Aussie brokers caught out by NZ fire levy

by Maryvonne Gray 30 Jun 2014

Aussie brokers caught out by NZ fire levy

Brokers across the Tasman could find themselves being accused of failing to give proper advice after millions of dollars of New Zealand fire levies have been found owing from overseas companies.

A review of overseas-registered companies with assets in New Zealand revealed hundreds of companies had assets insured under a global policy created in Australia, and had not been told by their broker of their New Zealand liabilities.

Some of them are now facing six years of outstanding levy payments, which, once penalties and interest have been included, could vary between thousands or millions of dollars, depending on the size of the company’s assets.

The outstanding payments would have been higher but legally the Fire Service could only go back six years under the Statute of Limitations.

A spokesman for the New Zealand Fire Service said Australian brokers should properly inform themselves of the regulatory environment their clients operate in so as to give the best advice possible.

NZFS chief financial officer, Brett Warwick, said while the onus and ultimate responsibility is on the company to pay the levy, questions could be asked of the broker for not advising them of it.

“If they’re operating outside their own country a broker needs to understand the regulatory environment in which they’re operating in and therefore give their clients the advice the best advice possible.

“Where that doesn’t happen and they’re surprised by what the outcomes are then that’s when the trouble comes, and not just for us but the client and the broker as well.

 “Ultimately we go back and approach the client so it’s quite open as to what the situation is and how that arose. I suspect a lot of discussion takes place behind closed doors after that!” he added.

Warwick said in some cases the amounts had been over million, and for some $10,000, with the amount being relative to the organisation.

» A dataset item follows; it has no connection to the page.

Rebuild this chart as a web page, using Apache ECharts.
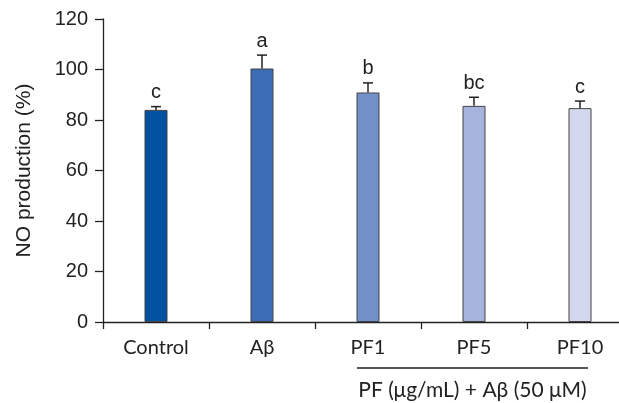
<!DOCTYPE html>
<html><head><meta charset="utf-8">
<script src="https://cdn.jsdelivr.net/npm/echarts@6/dist/echarts.min.js"></script>
<style>html,body{margin:0;padding:0;background:#fff}#c{width:619px;height:403px}</style>
</head><body><div id="c"></div>
<script>
const categories = ['Control', 'Aβ', 'PF1', 'PF5', 'PF10'];
const means = [84.0, 100.4, 90.9, 85.6, 84.7];
const errors = [1.3, 5.3, 3.8, 3.4, 2.8];
const letters = ['c', 'a', 'b', 'bc', 'c'];
const colors = ['#0152A0', '#3D6CB6', '#7290C8', '#A5B3DD', '#D3D8EE'];
const yTicks = [0, 20, 40, 60, 80, 100, 120];
const groupLabel = 'PF (μg/mL) + Aβ (50 μM)';

const chart = echarts.init(document.getElementById('c'));
const xFont = 'Lato, "Noto Sans", sans-serif';
const yFont = '"Liberation Sans", Arial, sans-serif';
chart.setOption({
  animation: false,
  grid: {left: 103, width: 530, top: 19, bottom: 81, outerBoundsMode: 'none', containLabel: false},
  xAxis: {
    type: 'category', data: categories,
    axisLine: {lineStyle: {color: '#222', width: 1.3}},
    axisTick: {show: true, length: 7, lineStyle: {color: '#222', width: 1.3}},
    axisLabel: {color: '#222', fontSize: 20, fontFamily: xFont, margin: 16}
  },
  yAxis: {
    type: 'value', min: yTicks[0], max: yTicks[yTicks.length - 1], interval: 20,
    axisLine: {show: true, lineStyle: {color: '#222', width: 1.3}},
    axisTick: {show: true, length: 8, lineStyle: {color: '#222', width: 1.3}},
    splitLine: {show: false},
    axisLabel: {color: '#222', fontSize: 20, fontFamily: yFont, margin: 15},
    name: 'NO production (%)', nameLocation: 'middle', nameGap: 68,
    nameTextStyle: {color: '#222', fontSize: 21, fontFamily: yFont}
  },
  series: [
    {
      type: 'bar', barWidth: 23,
      data: means.map((v, i) => ({value: v, itemStyle: {color: colors[i]}})),
      itemStyle: {borderColor: '#444', borderWidth: 1}
    },
    {
      type: 'custom',
      data: means.map((v, i) => [i, v, errors[i]]),
      renderItem: function (params, api) {
        const i = api.value(0);
        const base = api.coord([i, api.value(1)]);
        const top = api.coord([i, api.value(1) + api.value(2)]);
        const hw = 5;
        return {
          type: 'group',
          children: [
            {type: 'line', shape: {x1: base[0], y1: base[1], x2: top[0], y2: top[1]}, style: {stroke: '#222', lineWidth: 1.5}},
            {type: 'line', shape: {x1: top[0] - hw, y1: top[1], x2: top[0] + hw, y2: top[1]}, style: {stroke: '#222', lineWidth: 1.5}},
            {type: 'text', style: {text: letters[params.dataIndex], x: top[0], y: top[1] - 4, textAlign: 'center', textVerticalAlign: 'bottom', fill: '#222', font: '20px "Liberation Sans", Arial, sans-serif'}}
          ]
        };
      },
      z: 5
    },
    {
      type: 'custom',
      data: [[2, 4]],
      renderItem: function (params, api) {
        const a = api.coord([api.value(0), 0]);
        const b = api.coord([api.value(1), 0]);
        const half = api.size([1, 0])[0] / 2;
        const x1 = a[0] - half + 42, x2 = b[0] + half - 45;
        const y = a[1] + 46;
        return {
          type: 'group',
          children: [
            {type: 'line', shape: {x1: x1, y1: y, x2: x2, y2: y}, style: {stroke: '#222', lineWidth: 1.3}},
            {type: 'text', style: {text: groupLabel, x: (x1 + x2) / 2, y: y + 22, textAlign: 'center', textVerticalAlign: 'middle', fill: '#222', font: '21px Lato, "Noto Sans", sans-serif'}}
          ]
        };
      }
    }
  ]
});
</script></body></html>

“We have the penalty regime which has two components – there’s an interest charge of 1.5% per month and a surcharge of 10% every six months so it doesn’t take much for the levy to double.

“However, I make sure I’m consistent and fair in terms of applying penalities and surcharge so quite often the amount is relative to the organisation.

“$1m might not be as much to some but it does still hurt and it does come as a big surprise.”
 
CEO of the National Insurance Brokers Association of Australia, (NIBA), Dallas Booth, said they broadcast information like this when they become aware of it using their newsletter but refused to say if any brokers had been hauled over the coals.

When asked what measures are now being taken to ensure brokers know about extra charges such as these, he implied the onus was on the NZ Fire Service to do so. He said: “I am not sure what other steps the NZ Fire Service might be taking to bring these obligations to the attention of overseas insurance brokers.”

The Insurance Brokers Association of New Zealand (IBANZ) CEO Gary Young said the revelations served as a timely reminder to all brokers to be clear of their clients’ obligations when operating in other territories.

“It’s always going to be hard to ensure offshore brokers remember the levies of each locality,” he said. “Here it happens in reverse – the New Zealand brokers have to remember about the fire levies in Australia. It’s less of an issue now there are only a couple of states left who haven’t put it onto the rates. So it’s gradually becoming less of an issue the other way.”